The NSW Waste and Sustainable Materials Strategy focuses on waste reduction and recycling, environmental benefits and economic opportunities in how we manage our waste. The document sets out the actions that will be taken in the first stage to carry us through to 2027. To complement this strategy there is also the 'NSW Plastics Plan and the NSW Waste and Sustainable Materials Strategy: A guide to future infrastructure needs'.

New South Wales Plastics Action Plan

The Plastics Plan sets out the first six actions that will be taken to achieve the long term outcomes identified through the discussion paper process. There are four long term outcomes:

  1. Outcome 1 – Reduce plastic waste generation
  2. Outcome 2 – Make the most of our plastics resources
  3. Outcome 3 – Reduce plastic leakage
  4. Outcome 4 – Improving our understanding of the future of plastics

NSW Circular Economy Policy Statement -Too Good To Waste (2019)

The NSW Circular Economy Policy Statement provides a framework for implementing initiatives throughout the product life cycle, from design, manufacturing, and retail to end-of-life-disposal. These initiatives will promote long-lasting design, maintenance and repair, re-use, sharing, transforming products into services, remanufacturing, and recycling. NSW’s circular economy principles capture the intent of the National Waste Policy principles.

The transition toward a circular economy will focus on seven key principles, one of these being fostering behaviour change through education and engagement. This principle aims to engage with communities and businesses to communicate the benefit of a circular economy and how circular activities can be implemented at the local level.

NSW Energy from Waste Policy Statement (2021)

The NSW Energy from Waste Policy Statement sets out the policy framework and overarching criteria that apply to facilities in NSW proposing to thermally treat waste or waste-derived materials for the recovery of energy.

Regional - working together across Macarthur

Macarthur Strategic Waste Alliance (MSWA)

The Macarthur Strategic Waste Alliance was formed in 2018 following the dissolution of the entity formerly known as the Macarthur Regional Organisation of Councils (MACROC). The Alliance is an agreement between the councils of Campbelltown, Camden, Wollondilly and Penrith to support and promote a regional approach to waste and recycling management issues, and is currently staffed by a Regional Coordinator (funded by the NSW EPA).

The MSWA Waste and Resource Recovery Strategy 2017-2021

The MSWA Waste and Resource Recovery Strategy 2017-2021 outlines the Macarthur Councils’ current position and sets out a strategic approach to managing the Region’s waste into the future.

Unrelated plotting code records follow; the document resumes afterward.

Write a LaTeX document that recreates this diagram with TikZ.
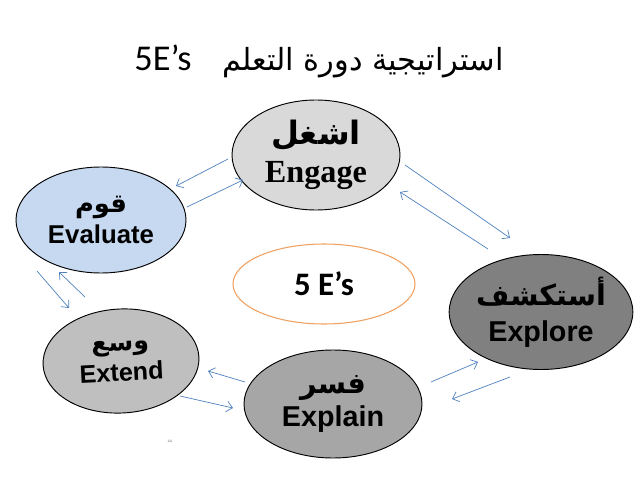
\documentclass[tikz,border=0pt]{standalone}
\usepackage{fontspec}
\setmainfont{Liberation Sans}
\newfontfamily\arabicfont[Script=Arabic]{DejaVu Sans}
\newfontfamily\calibri{Carlito}
\newfontfamily\timesfont{Liberation Serif}
\TeXXeTstate=1
\usetikzlibrary{arrows.meta, calc, shapes.geometric}
\definecolor{arrowblue}{HTML}{4F81BD}
\definecolor{evalblue}{HTML}{C6D9F1}
\definecolor{ringorange}{HTML}{F0A060}

\begin{document}
\begin{tikzpicture}[x=0.03cm, y=-0.03cm, >={Straight Barb[length=5pt,width=9pt]},
  phase/.style={draw, ellipse, line width=0.8pt, inner sep=0pt, align=center},
  flow/.style={->, arrowblue, line width=0.6pt}]
\useasboundingbox (0,0) rectangle (638,479);
\node (title) at (319,61) {\fontsize{31}{36}\selectfont\calibri 5E’s\hspace{26pt}\fontsize{26}{36}\selectfont\arabicfont\beginR استراتيجية دورة التعلم\endR};
\node[phase, fill=black!15, minimum width=5.04cm, minimum height=3.3cm, font=\fontsize{27.5}{32}\selectfont\bfseries] (eng) at (316,155) {\arabicfont\beginR اشغل\endR\\ \timesfont Engage};
\node[phase, fill=evalblue, minimum width=5.1cm, minimum height=3.18cm, font=\fontsize{22}{26}\selectfont\bfseries] (eva) at (101,220) {\arabicfont\beginR قوم\endR\\ Evaluate};
\node[phase, fill=black!50, minimum width=5.04cm, minimum height=3.45cm, font=\fontsize{24.5}{31}\selectfont\bfseries] (exp) at (541,312) {\arabicfont\beginR أستكشف\endR\\ Explore};
\node[phase, fill=black!25, minimum width=4.68cm, minimum height=3.12cm, rotate=3, font=\fontsize{21.5}{26}\selectfont\bfseries] (ext) at (121,361) {\arabicfont\beginR وسع\endR\\ Extend};
\node[phase, fill=black!35, minimum width=5.34cm, minimum height=3.24cm, font=\fontsize{24.5}{28}\selectfont\bfseries] (expl) at (333,404) {\arabicfont\beginR فسر\endR\\ Explain};
\node[draw=ringorange, ellipse, line width=0.9pt, fill=white, minimum width=5.46cm, minimum height=2.4cm, font=\fontsize{28}{32}\selectfont\calibri\bfseries] (core) at (324,284) {5 E’s};
\node[black!50, font=\fontsize{4}{4}\selectfont\arabicfont] (mark) at (170,441) {\beginR ةة\endR};
\draw[flow] ($(eng)+(-88,4)$) -- ($(eva)+(75,-34)$);
\draw[flow] ($(eva)+(86,-13)$) -- ($(eng)+(-73,25)$);
\draw[flow] ($(eng)+(89,10)$) -- ($(exp)+(-31,-74)$);
\draw[flow] ($(exp)+(-53,-63)$) -- ($(eng)+(84,37)$);
\draw[flow] ($(expl)+(98,-22)$) -- ($(exp)+(-63,50)$);
\draw[flow] ($(exp)+(-31,65)$) -- ($(expl)+(119,-5)$);
\draw[flow] ($(expl)+(-88,-22)$) -- ($(ext)+(87,10)$);
\draw[flow] ($(ext)+(59,35)$) -- ($(expl)+(-100,4)$);
\draw[flow] ($(eva)+(-64,51)$) -- ($(ext)+(-52,-53)$);
\draw[flow] ($(ext)+(-36,-64)$) -- ($(eva)+(-42,52)$);
\end{tikzpicture}
\end{document}
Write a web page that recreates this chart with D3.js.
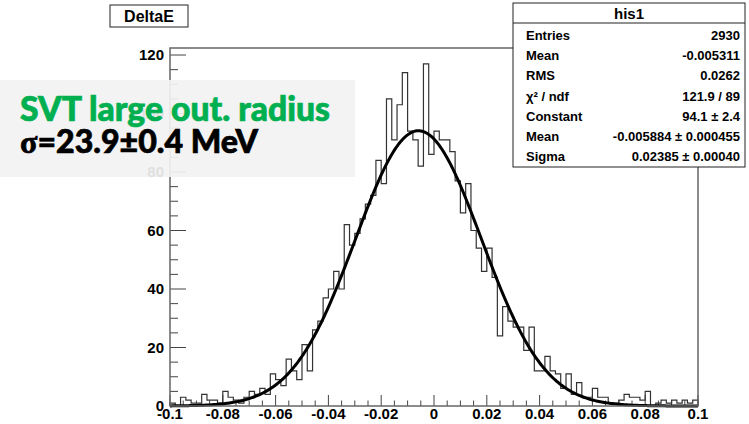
<!DOCTYPE html>
<html>
<head>
<meta charset="utf-8">
<script src="https://cdn.jsdelivr.net/npm/d3@7"></script>
<style>
  body { margin: 0; background: #fff; }
  svg { display: block; }
</style>
</head>
<body>
<div id="chart"></div>
<script>
// histogram DeltaE: 100 bins from -0.1 to 0.1
var xRange = [-0.1, 0.1];
var counts = [
  1, 0, 3, 2, 1, 1, 4, 2, 2, 1,
  5, 3, 2, 1, 3, 5, 4, 6, 4, 11,
  9, 7, 16, 12, 9, 21, 12, 26, 29, 37,
  40, 46, 40, 62, 55, 59, 64, 69, 72, 84,
  76, 105, 91, 103, 114, 94, 91, 82, 117, 86,
  94, 91, 91, 87, 77, 66, 76, 60, 54, 46,
  54, 44, 24, 34, 29, 27, 27, 19, 27, 12,
  12, 17, 12, 11, 6, 11, 4, 8, 3, 3,
  6, 3, 3, 1, 1, 2, 4, 3, 3, 2,
  5, 0, 1, 2, 1, 2, 1, 2, 1, 2
];
// gaussian fit parameters: constant, mean, sigma
var fitParams = [94.1, -0.005884, 0.02385];

var xTicks = [-0.1, -0.08, -0.06, -0.04, -0.02, 0, 0.02, 0.04, 0.06, 0.08, 0.1];
var xTickLabels = ["-0.1", "-0.08", "-0.06", "-0.04", "-0.02", "0", "0.02", "0.04", "0.06", "0.08", "0.1"];
var yTicks = [0, 20, 40, 60, 80, 100, 120];

var statLabels = ["Entries", "Mean", "RMS", "\u03c7\u00b2 / ndf", "Constant", "Mean", "Sigma"];
var statValues = ["2930", "-0.005311", "0.0262", "121.9 / 89", "94.1 \u00b1 2.4", "-0.005884 \u00b1 0.000455", "0.02385 \u00b1 0.00040"];

function init() {
    var w = 749, h = 424;
    var left = 170, right = 698, top = 48, bottom = 406;
    var font = "'Liberation Sans', Arial, sans-serif";

    var svg = d3.select("#chart")
                .append("svg")
                .attr("width", w)
                .attr("height", h);

    svg.append("rect").attr("width", w).attr("height", h).attr("fill", "#fff");

    var x = d3.scaleLinear().domain(xRange).range([left, right]);
    var y = d3.scaleLinear().domain([0, 122.4]).range([bottom, top]);

    // minor + major ticks, ROOT style (inside the frame)
    var xMinor = d3.range(-0.1, 0.1001, 0.005);
    svg.append("g").selectAll("line")
        .data(xMinor)
        .enter().append("line")
        .attr("x1", function(d) { return x(d); })
        .attr("x2", function(d) { return x(d); })
        .attr("y1", bottom)
        .attr("y2", function(d, i) { return bottom - (i % 4 == 0 ? 11 : 5.5); })
        .attr("stroke", "#444").attr("stroke-width", 1);

    var yMinor = d3.range(0, 121, 5);
    svg.append("g").selectAll("line")
        .data(yMinor)
        .enter().append("line")
        .attr("x1", left)
        .attr("x2", function(d, i) { return left + (i % 4 == 0 ? 16 : 8); })
        .attr("y1", function(d) { return y(d); })
        .attr("y2", function(d) { return y(d); })
        .attr("stroke", "#444").attr("stroke-width", 1);

    // histogram outline
    var edges = d3.range(counts.length + 1).map(function(i) {
        return xRange[0] + i * (xRange[1] - xRange[0]) / counts.length;
    });
    var pts = [[edges[0], 0]];
    counts.forEach(function(c, i) { pts.push([edges[i], c]); });
    pts.push([edges[counts.length], counts[counts.length - 1]]);
    pts.push([edges[counts.length], 0]);

    var step = d3.line()
        .x(function(d) { return x(d[0]); })
        .y(function(d) { return y(d[1]); })
        .curve(d3.curveStepAfter);

    svg.append("path")
        .attr("d", step(pts))
        .attr("fill", "none")
        .attr("stroke", "#333")
        .attr("stroke-width", 1.2);

    // fit curve
    var gaus = function(v) {
        var t = (v - fitParams[1]) / fitParams[2];
        return fitParams[0] * Math.exp(-0.5 * t * t);
    };
    var fx = d3.range(0, 401).map(function(i) { return xRange[0] + i * 0.0005; });
    var curve = d3.line()
        .x(function(d) { return x(d); })
        .y(function(d) { return y(gaus(d)); });
    svg.append("path")
        .attr("d", curve(fx))
        .attr("fill", "none")
        .attr("stroke", "#000")
        .attr("stroke-width", 3);

    // frame
    svg.append("rect")
        .attr("x", left).attr("y", top)
        .attr("width", right - left).attr("height", bottom - top)
        .attr("fill", "none")
        .attr("stroke", "#666")
        .attr("stroke-width", 1.5);

    // tick labels
    svg.append("g").selectAll("text")
        .data(xTicks)
        .enter().append("text")
        .attr("x", function(d) { return x(d); })
        .attr("y", 419)
        .attr("text-anchor", "middle")
        .attr("font-family", font)
        .attr("font-weight", "bold")
        .attr("font-size", 15)
        .text(function(d, i) { return xTickLabels[i]; });

    svg.append("g").selectAll("text")
        .data(yTicks)
        .enter().append("text")
        .attr("x", 164)
        .attr("y", function(d) { return y(d) + 5; })
        .attr("text-anchor", "end")
        .attr("font-family", font)
        .attr("font-weight", "bold")
        .attr("font-size", 15)
        .text(function(d) { return d; });

    // title box
    svg.append("rect")
        .attr("x", 110).attr("y", 5).attr("width", 78).attr("height", 22)
        .attr("fill", "#fff").attr("stroke", "#222").attr("stroke-width", 1);
    svg.append("text")
        .attr("x", 149).attr("y", 21.5)
        .attr("text-anchor", "middle")
        .attr("font-family", font).attr("font-weight", "bold").attr("font-size", 16)
        .text("DeltaE");

    // stats box
    var sx = 513, sy = 3, sw = 232, sh = 164;
    svg.append("rect")
        .attr("x", sx).attr("y", sy).attr("width", sw).attr("height", sh)
        .attr("fill", "#fff").attr("stroke", "#222").attr("stroke-width", 1);
    svg.append("line")
        .attr("x1", sx).attr("x2", sx + sw).attr("y1", 23).attr("y2", 23)
        .attr("stroke", "#222");
    svg.append("text")
        .attr("x", sx + sw / 2).attr("y", 19)
        .attr("text-anchor", "middle")
        .attr("font-family", font).attr("font-weight", "bold").attr("font-size", 15)
        .text("his1");

    var rows = svg.append("g").selectAll("g")
        .data(statLabels)
        .enter().append("g")
        .attr("transform", function(d, i) { return "translate(0," + (40 + i * 20.2) + ")"; });
    rows.append("text")
        .attr("x", 526)
        .attr("font-family", font).attr("font-weight", "bold").attr("font-size", 13)
        .text(function(d) { return d; });
    rows.append("text")
        .attr("x", 740)
        .attr("text-anchor", "end")
        .attr("font-family", font).attr("font-weight", "bold").attr("font-size", 13)
        .text(function(d, i) { return statValues[i]; });

    // annotation
    svg.append("rect")
        .attr("x", 0).attr("y", 80).attr("width", 355).attr("height", 97)
        .attr("fill", "#f2f2f2").attr("fill-opacity", 0.92);

    var t1 = svg.append("text")
        .attr("x", 20).attr("y", 121)
        .attr("font-family", "Lato, 'Open Sans', sans-serif")
        .attr("font-weight", "900").attr("font-size", 28)
        .attr("fill", "#00b050")
        .attr("stroke", "#00b050").attr("stroke-width", 0.7)
        .text("SVT large out. radius");
    var l1 = t1.node().getComputedTextLength();
    t1.attr("font-size", 28 * 310 / l1);

    var t2 = svg.append("text")
        .attr("x", 20).attr("y", 153)
        .attr("font-family", "Lato, 'Open Sans', sans-serif")
        .attr("font-weight", "900").attr("font-size", 26)
        .attr("fill", "#000")
        .attr("stroke", "#000").attr("stroke-width", 0.7);
    t2.append("tspan").attr("font-family", "'Liberation Serif', serif").text("\u03c3");
    t2.append("tspan").text("=23.9\u00b10.4 MeV");
    var l2 = t2.node().getComputedTextLength();
    t2.attr("font-size", 26 * 238 / l2);
}
window.onload = init;
</script>
</body>
</html>
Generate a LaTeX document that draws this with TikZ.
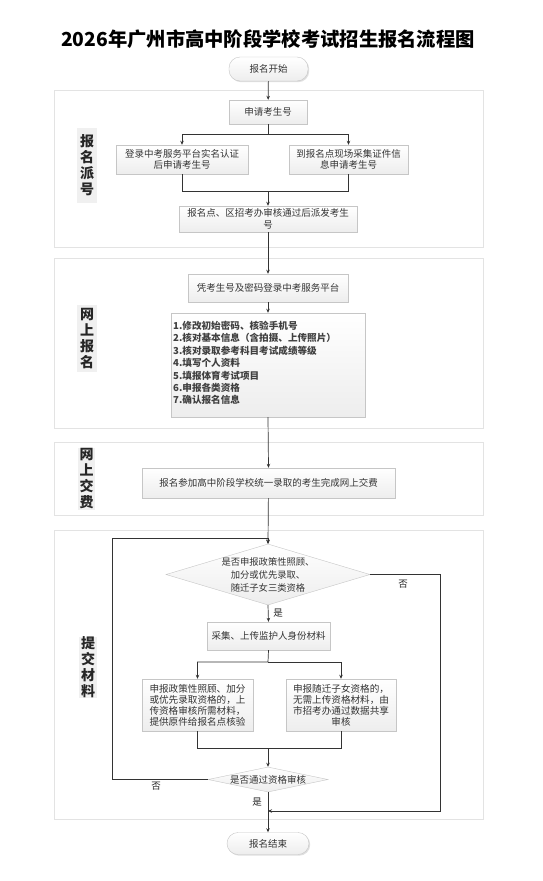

The councils identified ten future opportunities to assist in achieving key regional and state targets, one of which was education and engagement. The development of a regional education strategy on the three-bin system was proposed to address and reduce contamination rates and also prioritise MUDs and tenanted properties. The details of this regional education campaign are yet to be finalised however, it is anticipated that there will be strategic alignment with the 'Waste and Resource Recovery Education Strategy 2021-24' to ensure consistency of messaging across the region.